What you should do >>
Every line from the first one to the line containing "0.9, 2, 3, 4, 5];" should be echoed exactly; leave out the rest.

Data segment >>
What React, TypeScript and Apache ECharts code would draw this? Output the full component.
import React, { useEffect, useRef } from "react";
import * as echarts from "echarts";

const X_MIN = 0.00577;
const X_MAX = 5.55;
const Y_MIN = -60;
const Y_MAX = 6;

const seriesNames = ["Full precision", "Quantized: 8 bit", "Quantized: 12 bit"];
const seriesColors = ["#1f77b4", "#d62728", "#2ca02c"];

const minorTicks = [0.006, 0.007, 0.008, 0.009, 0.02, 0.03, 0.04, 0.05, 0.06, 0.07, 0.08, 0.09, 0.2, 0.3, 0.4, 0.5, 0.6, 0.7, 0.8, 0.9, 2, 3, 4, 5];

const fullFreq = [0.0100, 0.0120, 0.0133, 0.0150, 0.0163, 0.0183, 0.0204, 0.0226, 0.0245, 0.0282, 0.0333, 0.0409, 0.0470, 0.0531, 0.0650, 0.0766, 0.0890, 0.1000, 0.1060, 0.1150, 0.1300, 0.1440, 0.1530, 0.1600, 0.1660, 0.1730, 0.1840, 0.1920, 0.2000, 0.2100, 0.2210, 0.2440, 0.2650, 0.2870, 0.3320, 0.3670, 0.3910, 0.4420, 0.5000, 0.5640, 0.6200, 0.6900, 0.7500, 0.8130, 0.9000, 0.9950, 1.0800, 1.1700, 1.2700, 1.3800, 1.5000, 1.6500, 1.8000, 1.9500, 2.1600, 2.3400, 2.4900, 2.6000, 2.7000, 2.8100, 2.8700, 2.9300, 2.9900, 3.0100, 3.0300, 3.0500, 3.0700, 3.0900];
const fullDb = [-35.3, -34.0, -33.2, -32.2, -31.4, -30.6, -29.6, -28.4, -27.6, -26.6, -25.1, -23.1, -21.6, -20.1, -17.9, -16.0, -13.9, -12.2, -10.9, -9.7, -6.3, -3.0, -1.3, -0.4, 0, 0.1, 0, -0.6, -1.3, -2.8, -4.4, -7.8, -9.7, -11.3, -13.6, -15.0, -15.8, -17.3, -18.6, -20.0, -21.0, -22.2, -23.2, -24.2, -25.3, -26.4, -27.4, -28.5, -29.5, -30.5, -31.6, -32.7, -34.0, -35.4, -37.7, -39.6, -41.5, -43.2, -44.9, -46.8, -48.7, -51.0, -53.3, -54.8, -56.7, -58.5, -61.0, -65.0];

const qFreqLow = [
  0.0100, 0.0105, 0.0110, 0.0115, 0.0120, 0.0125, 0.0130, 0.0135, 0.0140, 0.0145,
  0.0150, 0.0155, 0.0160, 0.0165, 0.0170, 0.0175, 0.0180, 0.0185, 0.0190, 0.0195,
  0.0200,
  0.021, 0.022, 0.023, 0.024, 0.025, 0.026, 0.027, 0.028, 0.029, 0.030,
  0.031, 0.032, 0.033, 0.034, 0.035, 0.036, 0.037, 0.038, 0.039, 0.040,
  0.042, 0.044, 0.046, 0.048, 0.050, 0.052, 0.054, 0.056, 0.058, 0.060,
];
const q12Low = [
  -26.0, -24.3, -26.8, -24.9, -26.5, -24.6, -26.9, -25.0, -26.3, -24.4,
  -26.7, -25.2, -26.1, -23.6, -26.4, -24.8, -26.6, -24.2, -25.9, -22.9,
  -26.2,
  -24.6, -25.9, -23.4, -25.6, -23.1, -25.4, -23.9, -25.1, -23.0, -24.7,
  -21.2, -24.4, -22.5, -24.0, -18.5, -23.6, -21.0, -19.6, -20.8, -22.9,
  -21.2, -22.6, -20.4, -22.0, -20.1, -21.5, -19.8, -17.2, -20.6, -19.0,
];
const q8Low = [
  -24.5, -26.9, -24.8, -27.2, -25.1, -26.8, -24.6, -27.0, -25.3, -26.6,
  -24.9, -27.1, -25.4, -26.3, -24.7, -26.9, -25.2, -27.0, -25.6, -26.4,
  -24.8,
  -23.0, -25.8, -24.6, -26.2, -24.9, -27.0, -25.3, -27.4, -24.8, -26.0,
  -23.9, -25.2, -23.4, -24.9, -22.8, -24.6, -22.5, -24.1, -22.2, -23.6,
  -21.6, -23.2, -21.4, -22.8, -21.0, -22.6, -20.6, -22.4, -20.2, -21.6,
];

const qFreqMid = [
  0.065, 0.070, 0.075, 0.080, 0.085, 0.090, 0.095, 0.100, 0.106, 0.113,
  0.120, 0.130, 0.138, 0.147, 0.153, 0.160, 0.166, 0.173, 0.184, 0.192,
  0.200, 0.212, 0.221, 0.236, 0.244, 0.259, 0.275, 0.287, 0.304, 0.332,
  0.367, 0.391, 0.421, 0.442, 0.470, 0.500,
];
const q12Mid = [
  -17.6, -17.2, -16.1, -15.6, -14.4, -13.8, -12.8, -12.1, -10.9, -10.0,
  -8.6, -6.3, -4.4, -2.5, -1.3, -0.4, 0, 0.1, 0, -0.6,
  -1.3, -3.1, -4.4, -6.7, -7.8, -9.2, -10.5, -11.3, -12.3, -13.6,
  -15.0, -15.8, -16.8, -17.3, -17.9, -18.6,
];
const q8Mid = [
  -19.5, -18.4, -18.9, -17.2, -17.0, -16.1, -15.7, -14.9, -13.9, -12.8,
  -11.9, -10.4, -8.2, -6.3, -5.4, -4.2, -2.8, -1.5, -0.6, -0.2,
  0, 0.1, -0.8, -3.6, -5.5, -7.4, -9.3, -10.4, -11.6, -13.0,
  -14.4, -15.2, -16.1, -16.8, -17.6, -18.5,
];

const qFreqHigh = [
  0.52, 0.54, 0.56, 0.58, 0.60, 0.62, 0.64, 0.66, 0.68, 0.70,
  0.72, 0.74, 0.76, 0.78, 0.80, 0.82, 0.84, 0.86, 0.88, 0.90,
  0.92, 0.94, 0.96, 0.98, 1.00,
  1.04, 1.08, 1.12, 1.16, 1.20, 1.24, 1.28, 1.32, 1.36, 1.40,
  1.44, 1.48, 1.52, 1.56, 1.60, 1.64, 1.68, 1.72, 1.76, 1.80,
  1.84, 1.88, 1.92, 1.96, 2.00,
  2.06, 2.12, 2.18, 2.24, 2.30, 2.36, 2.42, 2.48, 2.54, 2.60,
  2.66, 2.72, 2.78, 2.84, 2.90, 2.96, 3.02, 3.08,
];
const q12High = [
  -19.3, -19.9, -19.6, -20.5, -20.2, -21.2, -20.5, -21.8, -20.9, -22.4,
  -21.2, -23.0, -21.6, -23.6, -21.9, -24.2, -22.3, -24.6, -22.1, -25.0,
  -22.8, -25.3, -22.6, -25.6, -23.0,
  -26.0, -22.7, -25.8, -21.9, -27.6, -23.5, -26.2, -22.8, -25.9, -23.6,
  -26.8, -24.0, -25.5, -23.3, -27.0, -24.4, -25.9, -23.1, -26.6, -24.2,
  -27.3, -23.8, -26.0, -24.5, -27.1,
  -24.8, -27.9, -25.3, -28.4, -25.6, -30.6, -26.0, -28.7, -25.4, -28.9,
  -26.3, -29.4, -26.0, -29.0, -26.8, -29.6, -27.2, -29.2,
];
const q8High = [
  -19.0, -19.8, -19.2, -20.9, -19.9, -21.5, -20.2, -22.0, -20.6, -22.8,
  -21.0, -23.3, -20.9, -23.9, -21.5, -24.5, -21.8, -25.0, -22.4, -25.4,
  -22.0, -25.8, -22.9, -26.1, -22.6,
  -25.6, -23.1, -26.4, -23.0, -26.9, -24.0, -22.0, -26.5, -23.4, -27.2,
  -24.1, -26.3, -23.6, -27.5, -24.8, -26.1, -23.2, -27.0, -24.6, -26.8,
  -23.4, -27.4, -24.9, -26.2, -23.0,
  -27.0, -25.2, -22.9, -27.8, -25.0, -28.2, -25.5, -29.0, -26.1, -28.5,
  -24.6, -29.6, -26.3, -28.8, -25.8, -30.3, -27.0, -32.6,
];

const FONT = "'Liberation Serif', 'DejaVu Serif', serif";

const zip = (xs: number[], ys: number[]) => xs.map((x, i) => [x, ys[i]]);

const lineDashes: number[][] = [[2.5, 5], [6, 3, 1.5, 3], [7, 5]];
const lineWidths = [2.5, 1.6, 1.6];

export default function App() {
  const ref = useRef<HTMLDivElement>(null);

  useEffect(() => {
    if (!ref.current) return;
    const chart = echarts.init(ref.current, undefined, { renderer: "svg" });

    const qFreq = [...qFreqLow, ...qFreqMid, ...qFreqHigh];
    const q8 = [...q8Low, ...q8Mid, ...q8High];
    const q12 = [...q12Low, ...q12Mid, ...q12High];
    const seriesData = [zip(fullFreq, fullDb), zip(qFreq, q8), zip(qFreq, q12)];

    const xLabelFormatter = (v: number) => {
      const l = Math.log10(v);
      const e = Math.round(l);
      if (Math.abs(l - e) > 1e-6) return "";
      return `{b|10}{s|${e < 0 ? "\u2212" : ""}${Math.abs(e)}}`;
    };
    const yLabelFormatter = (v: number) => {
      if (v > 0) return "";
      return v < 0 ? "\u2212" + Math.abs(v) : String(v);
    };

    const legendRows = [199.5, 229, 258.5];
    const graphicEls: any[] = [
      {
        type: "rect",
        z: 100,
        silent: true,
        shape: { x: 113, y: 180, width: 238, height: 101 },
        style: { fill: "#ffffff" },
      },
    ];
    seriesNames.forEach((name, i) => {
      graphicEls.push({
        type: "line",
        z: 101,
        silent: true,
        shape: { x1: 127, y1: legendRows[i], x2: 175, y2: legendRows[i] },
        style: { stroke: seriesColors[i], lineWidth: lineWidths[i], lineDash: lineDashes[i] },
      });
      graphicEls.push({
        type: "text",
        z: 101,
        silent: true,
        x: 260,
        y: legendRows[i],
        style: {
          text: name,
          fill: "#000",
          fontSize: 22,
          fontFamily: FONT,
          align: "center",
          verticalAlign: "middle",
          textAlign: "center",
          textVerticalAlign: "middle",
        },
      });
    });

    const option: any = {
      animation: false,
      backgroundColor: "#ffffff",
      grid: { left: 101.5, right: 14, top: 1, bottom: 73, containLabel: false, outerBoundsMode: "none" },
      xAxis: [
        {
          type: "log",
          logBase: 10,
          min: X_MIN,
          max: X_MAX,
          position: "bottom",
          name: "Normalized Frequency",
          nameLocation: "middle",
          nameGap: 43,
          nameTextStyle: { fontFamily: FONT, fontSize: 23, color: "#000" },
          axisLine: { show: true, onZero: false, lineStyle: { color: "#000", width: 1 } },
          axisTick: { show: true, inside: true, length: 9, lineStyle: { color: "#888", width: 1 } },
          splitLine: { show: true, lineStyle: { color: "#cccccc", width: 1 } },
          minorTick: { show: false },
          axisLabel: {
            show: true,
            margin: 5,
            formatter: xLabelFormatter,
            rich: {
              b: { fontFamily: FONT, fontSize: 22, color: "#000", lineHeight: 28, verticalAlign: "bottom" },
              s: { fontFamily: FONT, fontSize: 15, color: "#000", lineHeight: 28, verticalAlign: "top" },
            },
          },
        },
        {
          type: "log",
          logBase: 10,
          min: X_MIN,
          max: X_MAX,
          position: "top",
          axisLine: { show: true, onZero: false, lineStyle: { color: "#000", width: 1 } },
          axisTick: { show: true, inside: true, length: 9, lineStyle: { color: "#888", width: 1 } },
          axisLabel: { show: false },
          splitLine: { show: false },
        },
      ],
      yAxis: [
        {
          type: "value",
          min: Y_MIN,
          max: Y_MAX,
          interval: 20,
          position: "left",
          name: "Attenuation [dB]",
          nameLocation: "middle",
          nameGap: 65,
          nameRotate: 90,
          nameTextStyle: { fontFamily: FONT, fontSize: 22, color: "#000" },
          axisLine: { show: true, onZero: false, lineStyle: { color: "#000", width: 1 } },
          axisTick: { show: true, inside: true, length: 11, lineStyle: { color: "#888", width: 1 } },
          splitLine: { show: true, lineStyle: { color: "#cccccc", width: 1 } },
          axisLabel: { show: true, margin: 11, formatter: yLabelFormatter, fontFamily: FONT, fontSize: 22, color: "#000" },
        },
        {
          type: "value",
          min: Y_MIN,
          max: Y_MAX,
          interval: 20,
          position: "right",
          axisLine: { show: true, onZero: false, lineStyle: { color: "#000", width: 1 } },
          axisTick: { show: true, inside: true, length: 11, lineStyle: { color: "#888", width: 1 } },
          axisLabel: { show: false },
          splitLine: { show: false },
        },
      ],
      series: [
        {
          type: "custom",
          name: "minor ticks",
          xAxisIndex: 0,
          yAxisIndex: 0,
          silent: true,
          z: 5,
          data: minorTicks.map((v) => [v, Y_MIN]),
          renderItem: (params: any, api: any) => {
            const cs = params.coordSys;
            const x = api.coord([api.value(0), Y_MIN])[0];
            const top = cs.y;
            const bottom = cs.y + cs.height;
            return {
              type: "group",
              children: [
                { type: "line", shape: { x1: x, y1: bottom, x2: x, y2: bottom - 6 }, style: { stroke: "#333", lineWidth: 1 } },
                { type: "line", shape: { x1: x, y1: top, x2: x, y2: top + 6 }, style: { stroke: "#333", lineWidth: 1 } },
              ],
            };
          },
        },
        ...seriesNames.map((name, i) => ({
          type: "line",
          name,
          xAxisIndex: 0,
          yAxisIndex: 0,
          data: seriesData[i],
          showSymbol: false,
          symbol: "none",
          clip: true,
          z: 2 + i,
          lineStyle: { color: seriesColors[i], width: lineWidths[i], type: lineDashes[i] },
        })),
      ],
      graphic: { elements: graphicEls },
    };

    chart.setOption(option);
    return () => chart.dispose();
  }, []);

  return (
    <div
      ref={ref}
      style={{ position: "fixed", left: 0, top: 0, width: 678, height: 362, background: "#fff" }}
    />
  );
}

Complete response >>
What React, TypeScript and Apache ECharts code would draw this? Output the full component.
import React, { useEffect, useRef } from "react";
import * as echarts from "echarts";

const X_MIN = 0.00577;
const X_MAX = 5.55;
const Y_MIN = -60;
const Y_MAX = 6;

const seriesNames = ["Full precision", "Quantized: 8 bit", "Quantized: 12 bit"];
const seriesColors = ["#1f77b4", "#d62728", "#2ca02c"];

const minorTicks = [0.006, 0.007, 0.008, 0.009, 0.02, 0.03, 0.04, 0.05, 0.06, 0.07, 0.08, 0.09, 0.2, 0.3, 0.4, 0.5, 0.6, 0.7, 0.8, 0.9, 2, 3, 4, 5];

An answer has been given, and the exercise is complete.